Соблазном XIX века был «последний синтез», который бы навсегда упразднил всякое умственное беспокойство, всякую потребность в мысли, дав человеку если не счастье, то твердые основания, которых не смогло уберечь христианство. Этот замысел не удался, несмотря даже на то, что отдельные народы живут до сих пор под его обаянием, и – скажем – «просвещенный» и «свободомыслящий» француз и сегодня говорит: «Да, вселенная омерзительно холодна, а моя судьба в ней ужасна, но меня должно утешать сознание того, что в основании здания будущего будут и мои кости», причем этот чудовищный взгляд не мешает ему пить вино и принимать женские ласки. Эта философия холодна и блестяща, придает обаяние благородства самому пошлому лицу… и ужасающе пуста. Непреходящее ее «достоинство» только в том, что неверие, отчаяние, гордость из недостатков, если не прямых грехов, она делает признаками высокого развития, придавая их обладателю вид смирения и благородной грусти… «Предпочитая самоубийство тяготам естественной смерти, я всё равно убежден, что светлые идеалы свободы, равенства и братства восторжествуют», говорит этот современный римлянин – т. е. француз новейших времен. Действительно, со времен Рима эгоизм и ходульное благородство, прикрытие честолюбия, так тесно не переплетались. Это желание всю честь непременно приписать себе, казаться выше ростом, даже совершая низменные поступки – мы не видели его со времен римской древности. В сущности, мечта о «последнем синтезе» была признаком упадка, усталости после тысячелетнего беспокойства. Против христианства XIX век возмутился не потому, что оно давало закон, а потому, что оно слишком много места оставляло свободе. Мечтой столетия стало найти закон незыблемый, которому можно было бы радостно поклониться, и Маркс, Дарвин и Фрейд со временем утолили эту жажду. На них западное человечество успокоилось, сдав наконец свою свободу в архив. «Последний синтез» оказался ярмом крайнего и последовательного детерминизма, смысл и значение человеческой личности признающего не больше, чем великие тирании XX века, которые он и вдохновил.
***
По отношению к истории возможна вовлеченность или исключенность; в первом случае мы признаём историю длящейся, во втором – законченной. В первом случае историк изучает события и нравы, во втором – выводит «общие законы», которым (будто бы) подчинялась прошедшая история, но из-под действия коих настоящее волшебным образом освобождается. К этому разряду историков принадлежал Карл Маркс, который все «законы» относил к прошлому и чуть-чуть к настоящему, будущее же освобождал от всяких законов вообще. Приятие западным человечеством формулы «скачок из царства необходимости в царство свободы» есть мера, в известной степени, его тоски по чудесному. Мало-мальски трезвые поколения не смогли бы увлечься ни Гегелем, ни Фейербахом, ни Марксом.
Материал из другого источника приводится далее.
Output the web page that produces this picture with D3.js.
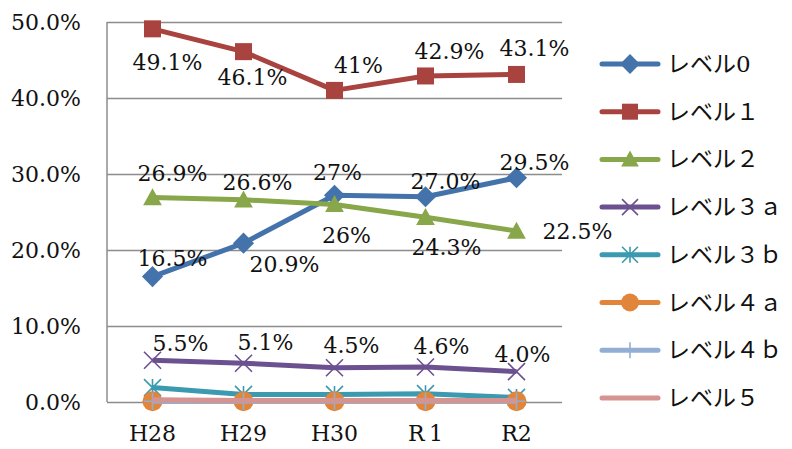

Однако жажда цельности в мировоззрении была так велика, что самое невероятное принималось современниками на веру. Удивительно читать историю духовного развития Герцена. Быв сентиментальным христианином (при решительном перевесе определения над определяемым, т. е. во всём человеком настроения) и притом почитателем Гегеля, он прочитывает Фейербаха и в одночасье освобождается от Евангелия и от Гегеля… Это не «история умственного развития», это история умственной чехарды! С другой стороны, счастье Герцена в том, что он жил в еще сравнительно незатронутую разложением эпоху, иначе – лет на сто позже – от идеалов своей юности ему пришлось бы переходить не к Фейербаху или Ницше (всё-таки серьезным и духовным писателям), но, скажем, к какому-нибудь Фрейду… Тут уже и Герцен мог бы возмутиться! Однако сила всякого умственного соблазна в его постепенности, в том, что каждая последующая ступень извращения истины подается публике не раньше, чем та делается способной ее принять. Ложь, иначе говоря, всегда достаточно правдоподобна для данных обстоятельств, или вовсе не имеет успеха. Всё идет ступенями. Почитателю Гегеля предлагается Фейербах; его потомку Ренан; на долю последующих поколений остается Фрейд; а дальше область мысли кончается, и начинается соблазнение оптом и в розницу при помощи первобытных инстинктов, в общем, «массовая культура» с преступно-сексуальным гарниром… Ложь, повторю эту мысль, знает свое дело и никогда не предлагает массам больше, чем они способны принять.